The authors have addressed the majority of the concerns providing a revised version of the manuscript.

Despite the manuscript results improved, i still have some concern regarding some points.

Regarding RT and weight training i agree that the authors intended to be more clear, however i believe they did not manage to to so. I would suggest to return to the previous terminology (Resistance Training) and use so within the manuscript.

Author Response

Thank you for your time in reviewing again our paper.

We have changed again to Resistance Training at the beginning of the introduction. What is more, we have added a sentence to clarify that weight training (ISO-load in our case) is another option to develop resistance training. However, we think that we cannot use either one term or another because, as we explain, weight training is a part of resistance training options, such as flywheel another option for example. 

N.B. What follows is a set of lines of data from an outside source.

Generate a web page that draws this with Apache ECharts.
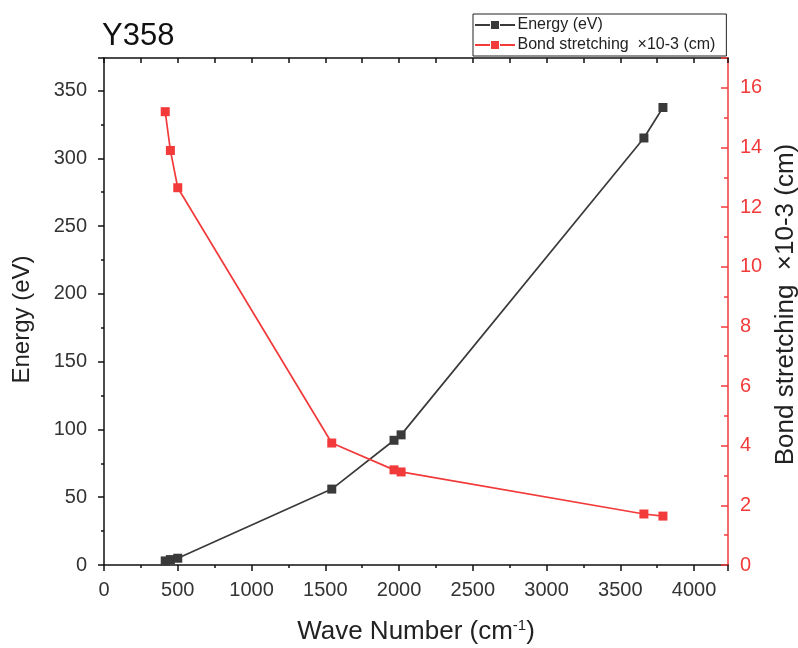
<!DOCTYPE html>
<html>
<head>
<meta charset="utf-8">
<script src="https://cdn.jsdelivr.net/npm/echarts@6/dist/echarts.min.js"></script>
<style>html,body{margin:0;padding:0;background:#fff;}#c{width:798px;height:648px;}</style>
</head>
<body>
<div id="c"></div>
<script>
var titleText = 'Y358';
var waveNumbers = [415, 450, 500, 1544, 1966, 2014, 3660, 3789];
var energy = [3, 4, 5, 56, 92, 96, 315, 337.5];
var bondStretch = [15.2, 13.9, 12.65, 4.09, 3.19, 3.12, 1.71, 1.64];
var seriesNames = ['Energy (eV)', 'Bond stretching  \u00d710-3 (cm)'];

var FONT = 'Liberation Sans, Arial, sans-serif';
var BLACK = '#3a3a3a';
var RED = '#f23a3a';
function pairs(xs, ys){ return xs.map(function(x,i){ return [x, ys[i]]; }); }
var legendIcon = 'path://M0,3 L15,3 L15,5 L0,5 Z M25,3 L40,3 L40,5 L25,5 Z M16,0 L24,0 L24,8 L16,8 Z';

var chart = echarts.init(document.getElementById('c'), null, {renderer:'canvas'});
chart.setOption({
  animation: false,
  backgroundColor: '#fff',
  textStyle: {fontFamily: FONT},
  title: {text: titleText, left: 102, top: 21, padding: 0,
    textStyle: {fontFamily: FONT, fontSize: 31, fontWeight: 'normal', color: '#111'}},
  legend: {
    orient: 'vertical', left: 473, top: 14,
    padding: [3, 11, 3, 2], itemGap: 4, itemWidth: 41, itemHeight: 8,
    borderColor: '#222', borderWidth: 1, backgroundColor: '#fff',
    textStyle: {fontFamily: FONT, fontSize: 16, color: '#222', lineHeight: 16, padding: [0,0,0,-3]},
    data: [{name: seriesNames[0], icon: legendIcon, itemStyle:{color: BLACK}},
           {name: seriesNames[1], icon: legendIcon, itemStyle:{color: RED}}]
  },
  grid: {left: 104, right: 70, top: 58, bottom: 83, containLabel: false, outerBoundsMode: 'none'},
  xAxis: [{
    type: 'value', position: 'bottom', min: 0, max: 4230, interval: 500,
    name: 'Wave Number (cm{sup|-1})', nameLocation: 'middle', nameGap: 53,
    nameTextStyle: {fontFamily: FONT, fontSize: 26, color: '#222',
      rich: {sup: {fontSize: 15, verticalAlign: 'top', padding: [0,0,13,0], color: '#222', fontFamily: FONT}}},
    axisLine: {show: true, onZero: false, lineStyle: {color: '#111', width: 1.5}},
    axisTick: {show: true, length: 6, lineStyle: {color: '#111', width: 1.5}},
    minorTick: {show: true, splitNumber: 2, length: 3, lineStyle: {color: '#111', width: 1.5}},
    axisLabel: {fontFamily: FONT, fontSize: 20, color: '#333', margin: 15, showMaxLabel: false,
      formatter: function(v){ return v % 500 === 0 ? String(v) : ''; }},
    splitLine: {show: false}
  }, {
    type: 'value', position: 'top', min: 0, max: 4230, interval: 500,
    axisLine: {show: true, onZero: false, lineStyle: {color: '#111', width: 1.5}},
    axisTick: {show: true, inside: true, length: 5, lineStyle: {color: '#111', width: 1.5}},
    minorTick: {show: true, splitNumber: 2, length: 5, lineStyle: {color: '#111', width: 1.5}},
    axisLabel: {show: false}, splitLine: {show: false}
  }],
  yAxis: [{
    type: 'value', position: 'left', min: 0, max: 374, interval: 50,
    name: 'Energy (eV)', nameLocation: 'middle', nameGap: 70, nameRotate: 90,
    nameTextStyle: {fontFamily: FONT, fontSize: 24, color: '#222', padding: [0, 16, 0, 0]},
    axisLine: {show: true, onZero: false, lineStyle: {color: '#111', width: 1.5}},
    axisTick: {show: true, length: 6, lineStyle: {color: '#111', width: 1.5}},
    minorTick: {show: true, splitNumber: 2, length: 3, lineStyle: {color: '#111', width: 1.5}},
    axisLabel: {fontFamily: FONT, fontSize: 20, color: '#333', margin: 17, showMaxLabel: false,
      formatter: function(v){ return v % 50 === 0 ? String(v) : ''; }},
    splitLine: {show: false}
  }, {
    type: 'value', position: 'right', min: 0, max: 17, interval: 2,
    name: seriesNames[1], nameLocation: 'middle', nameGap: 43, nameRotate: 90,
    nameTextStyle: {fontFamily: FONT, fontSize: 26, color: '#222', padding: [0, 0, 0, 14]},
    axisLine: {show: true, onZero: false, lineStyle: {color: RED, width: 1.5}},
    axisTick: {show: true, inside: true, length: 7, lineStyle: {color: RED, width: 1.5}},
    minorTick: {show: true, splitNumber: 2, length: 4, lineStyle: {color: RED, width: 1.5}},
    axisLabel: {fontFamily: FONT, fontSize: 20, color: RED, margin: 12, showMaxLabel: false,
      formatter: function(v){ return v % 2 === 0 ? String(v) : ''; }},
    splitLine: {show: false}
  }],
  series: [{
    name: seriesNames[0], type: 'line', xAxisIndex: 0, yAxisIndex: 0,
    data: pairs(waveNumbers, energy),
    symbol: 'rect', symbolSize: 9, showAllSymbol: true,
    lineStyle: {color: BLACK, width: 1.7}, itemStyle: {color: BLACK}
  }, {
    name: seriesNames[1], type: 'line', xAxisIndex: 0, yAxisIndex: 1,
    data: pairs(waveNumbers, bondStretch),
    symbol: 'rect', symbolSize: 9, showAllSymbol: true,
    lineStyle: {color: RED, width: 1.7}, itemStyle: {color: RED}
  }]
});
</script>
</body>
</html>
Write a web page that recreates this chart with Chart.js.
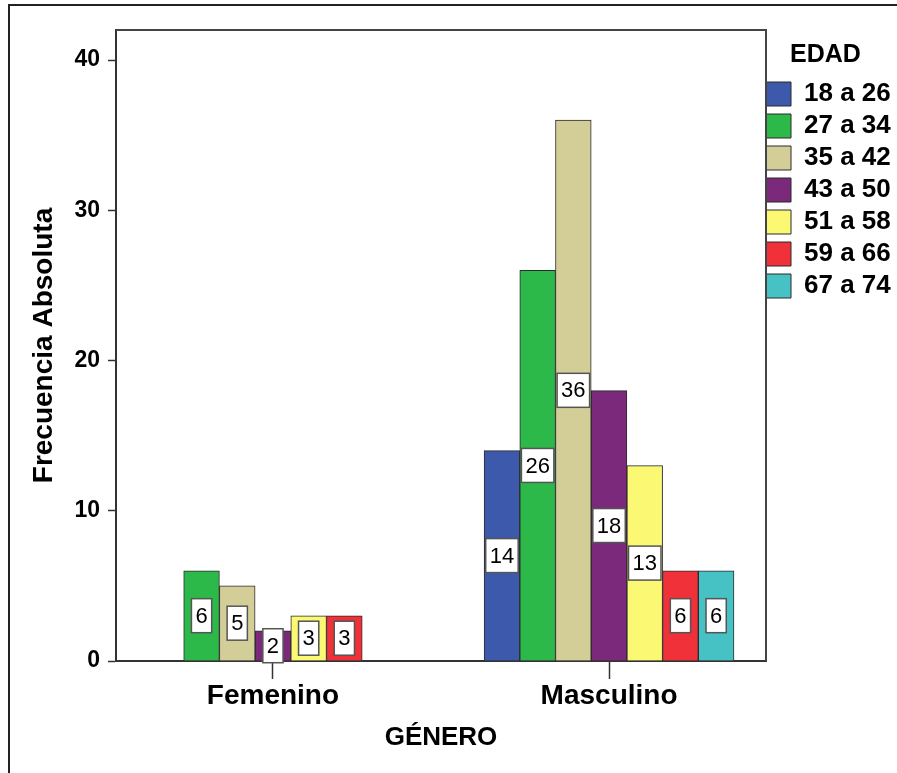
<!DOCTYPE html>
<html>
<head>
<meta charset="utf-8">
<script src="https://cdn.jsdelivr.net/npm/chart.js@4/dist/chart.umd.min.js"></script>
<style>
  html, body { margin: 0; padding: 0; background: #fff; overflow: hidden; }
</style>
</head>
<body>
<canvas id="myChart" width="897" height="773"></canvas>
<script>
const generos = ['Femenino', 'Masculino'];
const edades = ['18 a 26', '27 a 34', '35 a 42', '43 a 50', '51 a 58', '59 a 66', '67 a 74'];
const colores = ['#3D59AB', '#2DB84A', '#D3CE97', '#7A297B', '#FBF873', '#F0313A', '#46C1C4'];
// frecuencias por edad (null = sin barra)
const femenino = [null, 6, 5, 2, 3, 3, null];
const masculino = [14, 26, 36, 18, 13, 6, 6];
const yTicks = [0, 10, 20, 30, 40];

const fuente = "'Liberation Sans', Arial, sans-serif";
Chart.defaults.font.family = fuente;
Chart.defaults.color = '#000';

const datasets = edades.map((edad, i) => ({
  label: edad,
  data: [{x: 0, y: femenino[i]}, {x: 1, y: masculino[i]}],
  backgroundColor: colores[i],
  borderColor: '#2b2b2b',
  borderWidth: 1
}));

// caja blanca con el valor en medio de cada barra
const etiquetas = {
  id: 'etiquetas',
  afterDatasetsDraw(chart) {
    const ctx = chart.ctx;
    ctx.save();
    ctx.font = '22px ' + fuente;
    ctx.textAlign = 'center';
    ctx.textBaseline = 'middle';
    chart.data.datasets.forEach((ds, i) => {
      chart.getDatasetMeta(i).data.forEach((bar, j) => {
        const v = ds.data[j].y;
        if (v == null) return;
        const txt = String(v);
        const cy = (bar.y + bar.base) / 2;
        const w = ctx.measureText(txt).width + 8;
        const h = 34;
        ctx.fillStyle = '#fff';
        ctx.fillRect(bar.x - w / 2, cy - h / 2, w, h);
        ctx.strokeStyle = '#555';
        ctx.lineWidth = 1.5;
        ctx.strokeRect(bar.x - w / 2, cy - h / 2, w, h);
        ctx.fillStyle = '#000';
        ctx.fillText(txt, bar.x, cy + 1);
      });
    });
    ctx.restore();
  }
};

// marco exterior y borde superior/derecho del area
const marco = {
  id: 'marco',
  afterLayout(chart) {
    // la leyenda queda un poco mas pegada al area, como en SPSS
    chart.legend.left -= 6;
    chart.legend.right -= 6;
  },
  afterDraw(chart) {
    const ctx = chart.ctx;
    const a = chart.chartArea;
    ctx.save();
    ctx.strokeStyle = '#222';
    ctx.lineWidth = 2;
    ctx.beginPath();
    ctx.moveTo(9, chart.height);
    ctx.lineTo(9, 5);
    ctx.lineTo(chart.width, 5);
    ctx.stroke();
    ctx.strokeStyle = '#444';
    ctx.beginPath();
    ctx.moveTo(a.left, a.top);
    ctx.lineTo(a.right, a.top);
    ctx.lineTo(a.right, a.bottom);
    ctx.stroke();
    ctx.restore();
  }
};

new Chart('myChart', {
  type: 'bar',
  data: { datasets: datasets },
  options: {
    responsive: false,
    animation: false,
    layout: { padding: { top: 30, left: 0, right: 0, bottom: 0 } },
    datasets: { bar: { barThickness: 35.7, skipNull: true } },
    scales: {
      x: {
        type: 'linear',
        offset: false,
        min: -0.467,
        max: 1.467,
        afterBuildTicks: s => { s.ticks = generos.map((g, i) => ({ value: i })); },
        afterFit: s => { s.height = 112; },
        ticks: {
          callback: v => generos[v],
          font: { size: 28, weight: 'bold' },
          color: '#000',
          padding: 0,
          maxRotation: 0,
          autoSkip: false
        },
        grid: { offset: false, drawOnChartArea: false, tickLength: 18, tickColor: '#333', tickWidth: 1.5 },
        border: { color: '#333', width: 2 },
        title: {
          display: true,
          text: 'GÉNERO',
          font: { size: 26, weight: 'bold' },
          color: '#000',
          padding: { top: 0, bottom: 20 }
        }
      },
      y: {
        min: 0,
        max: 42,
        afterBuildTicks: s => { s.ticks = yTicks.map(v => ({ value: v })); },
        afterFit: s => { s.width = 116; },
        ticks: { font: { size: 23, weight: 'bold' }, color: '#000', padding: 8 },
        grid: { drawOnChartArea: false, tickLength: 8, tickColor: '#333', tickWidth: 1.5 },
        border: { color: '#333', width: 2 },
        title: {
          display: true,
          text: 'Frecuencia Absoluta',
          font: { size: 28, weight: 'bold' },
          color: '#000',
          padding: { top: 27, bottom: 0 }
        }
      }
    },
    plugins: {
      tooltip: { enabled: false },
      legend: {
        position: 'right',
        align: 'start',
        maxWidth: 131,
        title: {
          display: true,
          text: 'EDAD',
          font: { size: 25, weight: 'bold' },
          color: '#000',
          padding: { top: 13, bottom: 2 }
        },
        labels: {
          boxWidth: 25,
          boxHeight: 24,
          padding: 6,
          color: '#000',
          font: { size: 26, weight: 'bold' }
        }
      }
    }
  },
  plugins: [etiquetas, marco]
});
</script>
</body>
</html>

The new sentence reads as When free weights (ISO-load) are used as an option to implement RT, exercise intensity can be measured efficiently by execution speed [2] (line 31). 

Reviewer 2 Report

The authors have addressed some main concerns. To make this work complete, it would be better to provide some test examples (e.g., compare and contrast the model with two different exercises) to further explore the characteristics of the proposed indexes.

Author Response

Thank you for your time in reviewing again our paper. We agree with you and we have done a change accordingly, in line 393, as "For example, a seated rowing exercise executed on a conical pulley and a cylindrical flywheel device [39], executed on individuals with different levels of 1RM, could highlight the usefulness of the MFL index for the proposed purposes"